● **Problem details**:
In the entries below, count every line with the string "this". State the count and nothing else.

=== Material for the task ===

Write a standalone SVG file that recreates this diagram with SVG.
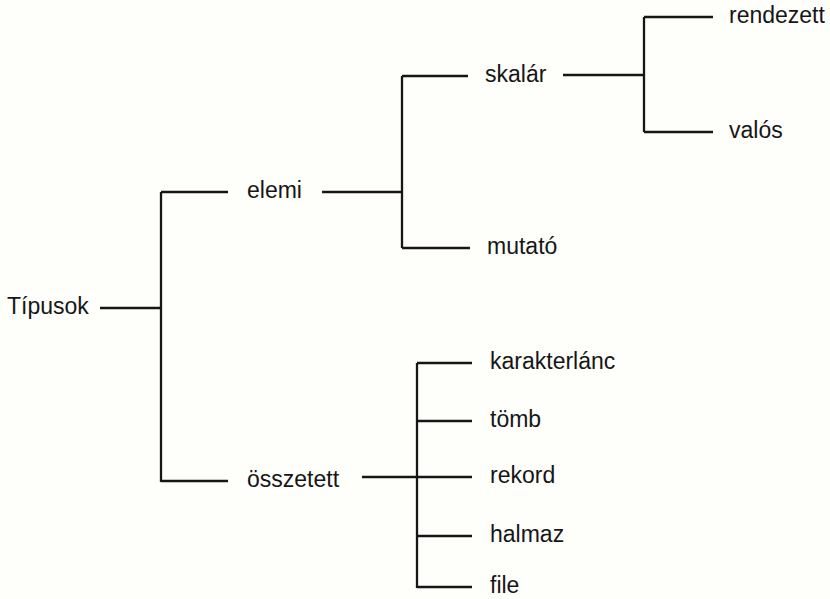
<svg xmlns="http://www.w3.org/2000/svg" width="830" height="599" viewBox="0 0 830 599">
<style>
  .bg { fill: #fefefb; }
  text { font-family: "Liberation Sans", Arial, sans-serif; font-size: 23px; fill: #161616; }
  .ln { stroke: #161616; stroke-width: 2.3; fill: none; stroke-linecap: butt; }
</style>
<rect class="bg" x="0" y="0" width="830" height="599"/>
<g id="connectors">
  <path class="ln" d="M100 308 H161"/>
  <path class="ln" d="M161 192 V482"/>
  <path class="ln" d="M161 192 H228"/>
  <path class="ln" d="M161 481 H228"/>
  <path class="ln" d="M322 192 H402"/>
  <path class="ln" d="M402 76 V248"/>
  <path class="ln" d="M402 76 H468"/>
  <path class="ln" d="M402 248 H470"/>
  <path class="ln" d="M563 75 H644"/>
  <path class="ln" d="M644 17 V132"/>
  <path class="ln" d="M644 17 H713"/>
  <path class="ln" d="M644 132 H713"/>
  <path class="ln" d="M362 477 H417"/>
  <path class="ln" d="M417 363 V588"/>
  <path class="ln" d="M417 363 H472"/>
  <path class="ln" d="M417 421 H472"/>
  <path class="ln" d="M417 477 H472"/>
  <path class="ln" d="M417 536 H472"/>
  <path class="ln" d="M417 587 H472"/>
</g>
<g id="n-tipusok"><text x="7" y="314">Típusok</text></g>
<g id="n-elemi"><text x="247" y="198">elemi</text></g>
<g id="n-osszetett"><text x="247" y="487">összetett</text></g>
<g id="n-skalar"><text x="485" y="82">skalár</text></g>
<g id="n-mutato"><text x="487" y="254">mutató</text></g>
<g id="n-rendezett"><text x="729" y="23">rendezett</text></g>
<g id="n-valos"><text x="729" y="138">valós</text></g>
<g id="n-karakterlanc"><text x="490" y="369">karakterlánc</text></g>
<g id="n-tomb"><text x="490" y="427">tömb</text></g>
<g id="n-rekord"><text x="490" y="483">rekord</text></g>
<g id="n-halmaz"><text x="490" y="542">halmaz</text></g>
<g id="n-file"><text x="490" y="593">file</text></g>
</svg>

===
=== Material for the task ===

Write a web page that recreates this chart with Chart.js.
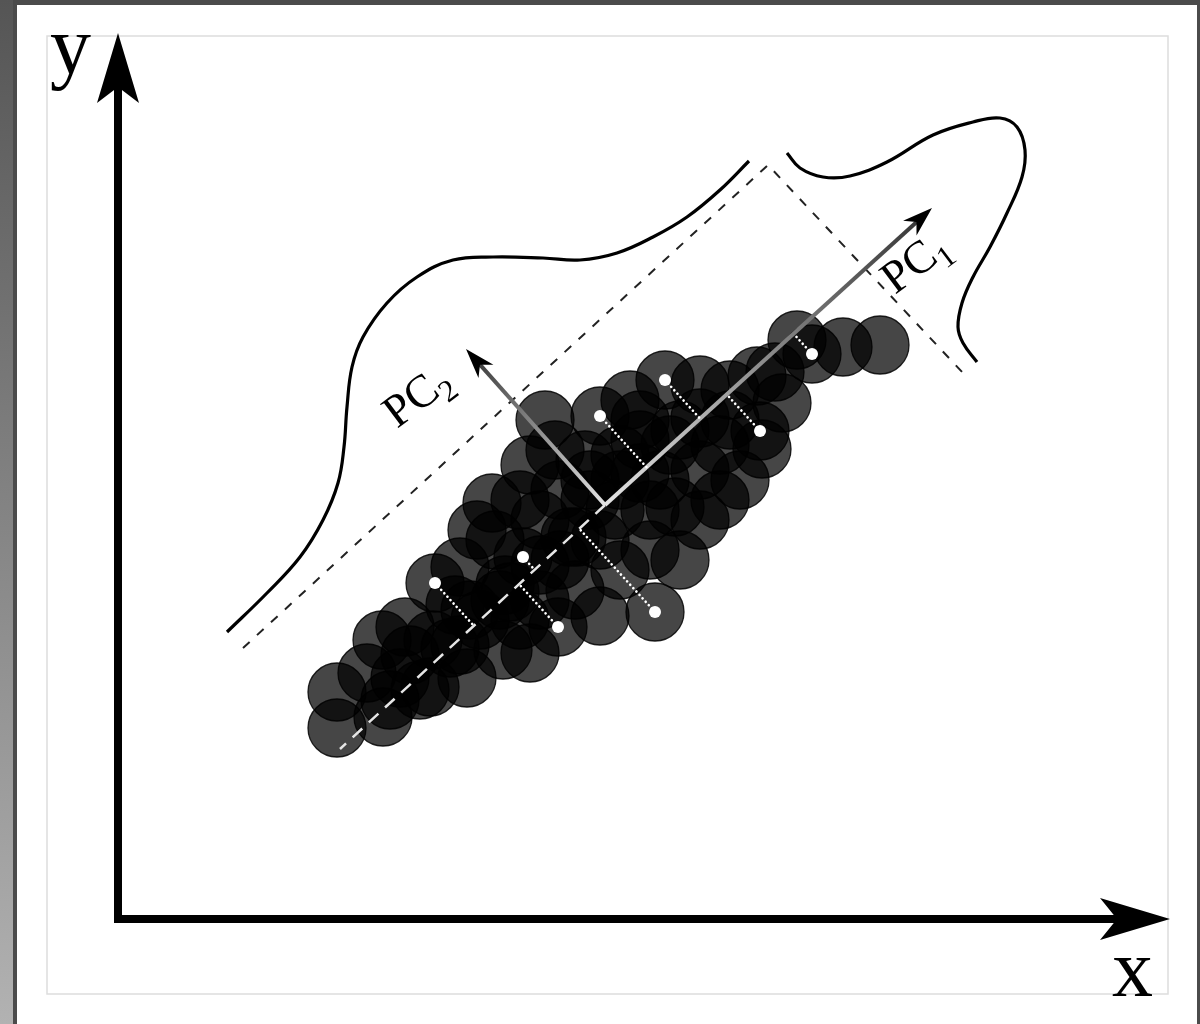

===
=== Material for the task ===

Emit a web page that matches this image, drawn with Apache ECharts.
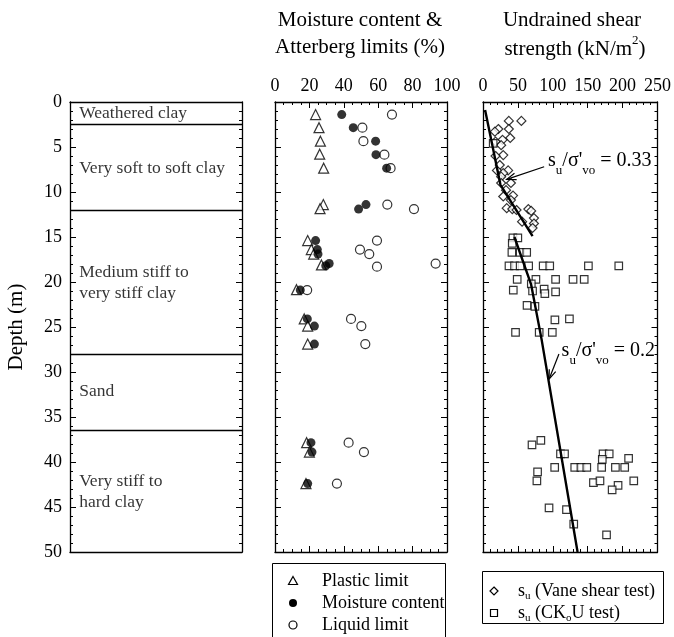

===

● **Written solution**:
3